═════ Provided material

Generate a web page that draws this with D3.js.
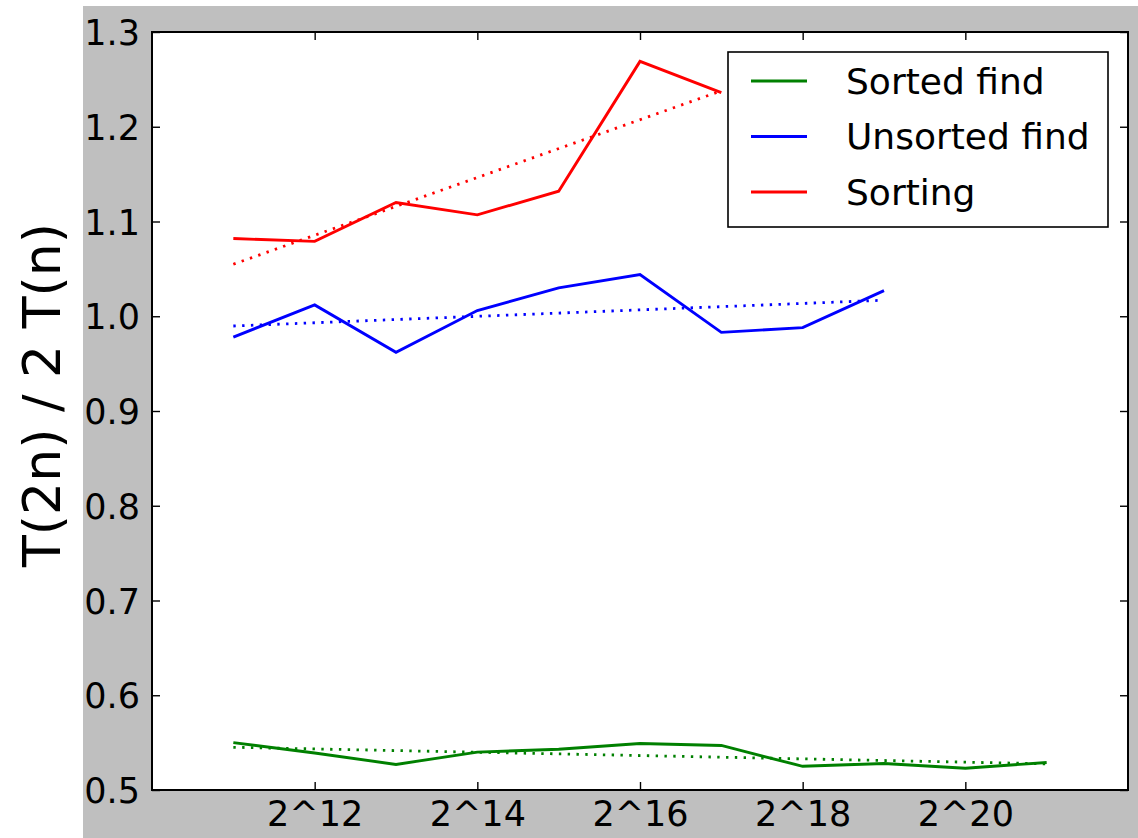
<!DOCTYPE html>
<html>
<head>
<meta charset="utf-8">
<script src="https://cdn.jsdelivr.net/npm/d3@7/dist/d3.min.js"></script>
<style>
  html, body { margin: 0; padding: 0; background: #ffffff; }
  svg { display: block; }
  text { font-family: "DejaVu Sans", sans-serif; fill: #000; }
</style>
</head>
<body>
<svg id="chart" width="1138" height="838"></svg>
<script>
// Input sizes n (powers of two) for each measured series
const sortedFindN   = [2048, 4096, 8192, 16384, 32768, 65536, 131072, 262144, 524288, 1048576, 2097152];
const unsortedFindN = [2048, 4096, 8192, 16384, 32768, 65536, 131072, 262144, 524288];
const sortingN      = [2048, 4096, 8192, 16384, 32768, 65536, 131072];

// Ratio T(2n) / 2 T(n)
const sortedFindRatio   = [0.550, 0.539, 0.527, 0.540, 0.543, 0.549, 0.547, 0.525, 0.528, 0.523, 0.529];
const unsortedFindRatio = [0.978, 1.012, 0.962, 1.006, 1.030, 1.044, 0.983, 0.988, 1.027];
const sortingRatio      = [1.082, 1.079, 1.120, 1.107, 1.132, 1.269, 1.236];

const seriesNames  = ["Sorted find", "Unsorted find", "Sorting"];
const seriesColors = ["#008000", "#0000ff", "#ff0000"];

const xTickValues = [4096, 16384, 65536, 262144, 1048576];
const xTickLabels = ["2^12", "2^14", "2^16", "2^18", "2^20"];
const yTickValues = [0.5, 0.6, 0.7, 0.8, 0.9, 1.0, 1.1, 1.2, 1.3];

const yAxisTitle = "T(2n) / 2 T(n)";

const series = [
  { name: seriesNames[0], color: seriesColors[0], n: sortedFindN,   r: sortedFindRatio },
  { name: seriesNames[1], color: seriesColors[1], n: unsortedFindN, r: unsortedFindRatio },
  { name: seriesNames[2], color: seriesColors[2], n: sortingN,      r: sortingRatio }
].map(s => ({ ...s, points: s.n.map((n, i) => ({ n, r: s.r[i] })) }));

const svg = d3.select("#chart");

// figure background
svg.append("rect").attr("x", 83).attr("y", 6).attr("width", 1138 - 83).attr("height", 838 - 6)
  .attr("fill", "#bfbfbf");

const plot = { left: 152, top: 32, right: 1128, bottom: 790 };

const x = d3.scaleLog().base(2).domain([1024, 4194304]).range([plot.left, plot.right]);
const y = d3.scaleLinear().domain([0.5, 1.3]).range([plot.bottom, plot.top]);

svg.append("rect")
  .attr("x", plot.left).attr("y", plot.top)
  .attr("width", plot.right - plot.left).attr("height", plot.bottom - plot.top)
  .attr("fill", "#ffffff");

const line = d3.line().x(d => x(d.n)).y(d => y(d.r));

// least-squares fit of the ratio against log2(n)
function trend(points) {
  const xs = points.map(p => Math.log2(p.n));
  const ys = points.map(p => p.r);
  const mx = d3.mean(xs), my = d3.mean(ys);
  const slope = d3.sum(xs, (v, i) => (v - mx) * (ys[i] - my)) / d3.sum(xs, v => (v - mx) * (v - mx));
  const f = v => my + slope * (Math.log2(v) - mx);
  const first = points[0].n, last = points[points.length - 1].n;
  return [{ n: first, r: f(first) }, { n: last, r: f(last) }];
}

const marks = svg.append("g");
series.forEach(s => {
  marks.append("path")
    .attr("d", line(trend(s.points)))
    .attr("fill", "none")
    .attr("stroke", s.color)
    .attr("stroke-width", 2.8)
    .attr("stroke-dasharray", "2.4,6.4");
  marks.append("path")
    .attr("d", line(s.points))
    .attr("fill", "none")
    .attr("stroke", s.color)
    .attr("stroke-width", 2.9)
    .attr("stroke-linejoin", "miter");
});

// axes: ticks point inward on all four sides
const tickLen = 8;
const fmtX = d => xTickLabels[xTickValues.indexOf(d)];

const gx = svg.append("g").attr("transform", `translate(0,${plot.bottom})`)
  .call(d3.axisBottom(x).tickValues(xTickValues).tickFormat(fmtX).tickSize(-tickLen).tickPadding(11));
const gy = svg.append("g").attr("transform", `translate(${plot.left},0)`)
  .call(d3.axisLeft(y).tickValues(yTickValues).tickFormat(d3.format(".1f")).tickSize(-tickLen).tickPadding(12));
const gxTop = svg.append("g").attr("transform", `translate(0,${plot.top})`)
  .call(d3.axisTop(x).tickValues(xTickValues).tickFormat("").tickSize(-tickLen));
const gyRight = svg.append("g").attr("transform", `translate(${plot.right},0)`)
  .call(d3.axisRight(y).tickValues(yTickValues).tickFormat("").tickSize(-tickLen));

[gx, gy, gxTop, gyRight].forEach(g => {
  g.select(".domain").remove();
  g.selectAll(".tick line").attr("stroke", "#000").attr("stroke-width", 1.4);
  g.selectAll(".tick text").attr("font-family", "DejaVu Sans").attr("font-size", 35).attr("fill", "#000");
});
gy.selectAll(".tick text").attr("dy", "0.36em");

svg.append("rect")
  .attr("x", plot.left).attr("y", plot.top)
  .attr("width", plot.right - plot.left).attr("height", plot.bottom - plot.top)
  .attr("fill", "none").attr("stroke", "#000").attr("stroke-width", 2);

// y-axis title
svg.append("text")
  .attr("transform", `translate(60,395) rotate(-90)`)
  .attr("text-anchor", "middle")
  .attr("font-size", 52)
  .text(yAxisTitle);

// legend
const legend = svg.append("g").attr("transform", "translate(728,52)");
legend.append("rect").attr("width", 380).attr("height", 175)
  .attr("fill", "#fff").attr("stroke", "#000").attr("stroke-width", 1.6);
series.forEach((s, i) => {
  const cy = 29 + i * 55.5;
  legend.append("line")
    .attr("x1", 23).attr("x2", 79).attr("y1", cy).attr("y2", cy)
    .attr("stroke", s.color).attr("stroke-width", 2.9);
  legend.append("text")
    .attr("x", 118).attr("y", cy).attr("dy", "0.36em")
    .attr("font-size", 36)
    .text(s.name);
});
</script>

══════════

* _Given task_: Exclude the images and reproduce the remaining data exactly.

* _Result_:
Generate a web page that draws this with D3.js.
<!DOCTYPE html>
<html>
<head>
<meta charset="utf-8">
<script src="https://cdn.jsdelivr.net/npm/d3@7/dist/d3.min.js"></script>
<style>
  html, body { margin: 0; padding: 0; background: #ffffff; }
  svg { display: block; }
  text { font-family: "DejaVu Sans", sans-serif; fill: #000; }
</style>
</head>
<body>
<svg id="chart" width="1138" height="838"></svg>
<script>
// Input sizes n (powers of two) for each measured series
const sortedFindN   = [2048, 4096, 8192, 16384, 32768, 65536, 131072, 262144, 524288, 1048576, 2097152];
const unsortedFindN = [2048, 4096, 8192, 16384, 32768, 65536, 131072, 262144, 524288];
const sortingN      = [2048, 4096, 8192, 16384, 32768, 65536, 131072];

// Ratio T(2n) / 2 T(n)
const sortedFindRatio   = [0.550, 0.539, 0.527, 0.540, 0.543, 0.549, 0.547, 0.525, 0.528, 0.523, 0.529];
const unsortedFindRatio = [0.978, 1.012, 0.962, 1.006, 1.030, 1.044, 0.983, 0.988, 1.027];
const sortingRatio      = [1.082, 1.079, 1.120, 1.107, 1.132, 1.269, 1.236];

const seriesNames  = ["Sorted find", "Unsorted find", "Sorting"];
const seriesColors = ["#008000", "#0000ff", "#ff0000"];

const xTickValues = [4096, 16384, 65536, 262144, 1048576];
const xTickLabels = ["2^12", "2^14", "2^16", "2^18", "2^20"];
const yTickValues = [0.5, 0.6, 0.7, 0.8, 0.9, 1.0, 1.1, 1.2, 1.3];

const yAxisTitle = "T(2n) / 2 T(n)";

const series = [
  { name: seriesNames[0], color: seriesColors[0], n: sortedFindN,   r: sortedFindRatio },
  { name: seriesNames[1], color: seriesColors[1], n: unsortedFindN, r: unsortedFindRatio },
  { name: seriesNames[2], color: seriesColors[2], n: sortingN,      r: sortingRatio }
].map(s => ({ ...s, points: s.n.map((n, i) => ({ n, r: s.r[i] })) }));

const svg = d3.select("#chart");

// figure background
svg.append("rect").attr("x", 83).attr("y", 6).attr("width", 1138 - 83).attr("height", 838 - 6)
  .attr("fill", "#bfbfbf");

const plot = { left: 152, top: 32, right: 1128, bottom: 790 };

const x = d3.scaleLog().base(2).domain([1024, 4194304]).range([plot.left, plot.right]);
const y = d3.scaleLinear().domain([0.5, 1.3]).range([plot.bottom, plot.top]);

svg.append("rect")
  .attr("x", plot.left).attr("y", plot.top)
  .attr("width", plot.right - plot.left).attr("height", plot.bottom - plot.top)
  .attr("fill", "#ffffff");

const line = d3.line().x(d => x(d.n)).y(d => y(d.r));

// least-squares fit of the ratio against log2(n)
function trend(points) {
  const xs = points.map(p => Math.log2(p.n));
  const ys = points.map(p => p.r);
  const mx = d3.mean(xs), my = d3.mean(ys);
  const slope = d3.sum(xs, (v, i) => (v - mx) * (ys[i] - my)) / d3.sum(xs, v => (v - mx) * (v - mx));
  const f = v => my + slope * (Math.log2(v) - mx);
  const first = points[0].n, last = points[points.length - 1].n;
  return [{ n: first, r: f(first) }, { n: last, r: f(last) }];
}

const marks = svg.append("g");
series.forEach(s => {
  marks.append("path")
    .attr("d", line(trend(s.points)))
    .attr("fill", "none")
    .attr("stroke", s.color)
    .attr("stroke-width", 2.8)
    .attr("stroke-dasharray", "2.4,6.4");
  marks.append("path")
    .attr("d", line(s.points))
    .attr("fill", "none")
    .attr("stroke", s.color)
    .attr("stroke-width", 2.9)
    .attr("stroke-linejoin", "miter");
});

// axes: ticks point inward on all four sides
const tickLen = 8;
const fmtX = d => xTickLabels[xTickValues.indexOf(d)];

const gx = svg.append("g").attr("transform", `translate(0,${plot.bottom})`)
  .call(d3.axisBottom(x).tickValues(xTickValues).tickFormat(fmtX).tickSize(-tickLen).tickPadding(11));
const gy = svg.append("g").attr("transform", `translate(${plot.left},0)`)
  .call(d3.axisLeft(y).tickValues(yTickValues).tickFormat(d3.format(".1f")).tickSize(-tickLen).tickPadding(12));
const gxTop = svg.append("g").attr("transform", `translate(0,${plot.top})`)
  .call(d3.axisTop(x).tickValues(xTickValues).tickFormat("").tickSize(-tickLen));
const gyRight = svg.append("g").attr("transform", `translate(${plot.right},0)`)
  .call(d3.axisRight(y).tickValues(yTickValues).tickFormat("").tickSize(-tickLen));

[gx, gy, gxTop, gyRight].forEach(g => {
  g.select(".domain").remove();
  g.selectAll(".tick line").attr("stroke", "#000").attr("stroke-width", 1.4);
  g.selectAll(".tick text").attr("font-family", "DejaVu Sans").attr("font-size", 35).attr("fill", "#000");
});
gy.selectAll(".tick text").attr("dy", "0.36em");

svg.append("rect")
  .attr("x", plot.left).attr("y", plot.top)
  .attr("width", plot.right - plot.left).attr("height", plot.bottom - plot.top)
  .attr("fill", "none").attr("stroke", "#000").attr("stroke-width", 2);

// y-axis title
svg.append("text")
  .attr("transform", `translate(60,395) rotate(-90)`)
  .attr("text-anchor", "middle")
  .attr("font-size", 52)
  .text(yAxisTitle);

// legend
const legend = svg.append("g").attr("transform", "translate(728,52)");
legend.append("rect").attr("width", 380).attr("height", 175)
  .attr("fill", "#fff").attr("stroke", "#000").attr("stroke-width", 1.6);
series.forEach((s, i) => {
  const cy = 29 + i * 55.5;
  legend.append("line")
    .attr("x1", 23).attr("x2", 79).attr("y1", cy).attr("y2", cy)
    .attr("stroke", s.color).attr("stroke-width", 2.9);
  legend.append("text")
    .attr("x", 118).attr("y", cy).attr("dy", "0.36em")
    .attr("font-size", 36)
    .text(s.name);
});
</script>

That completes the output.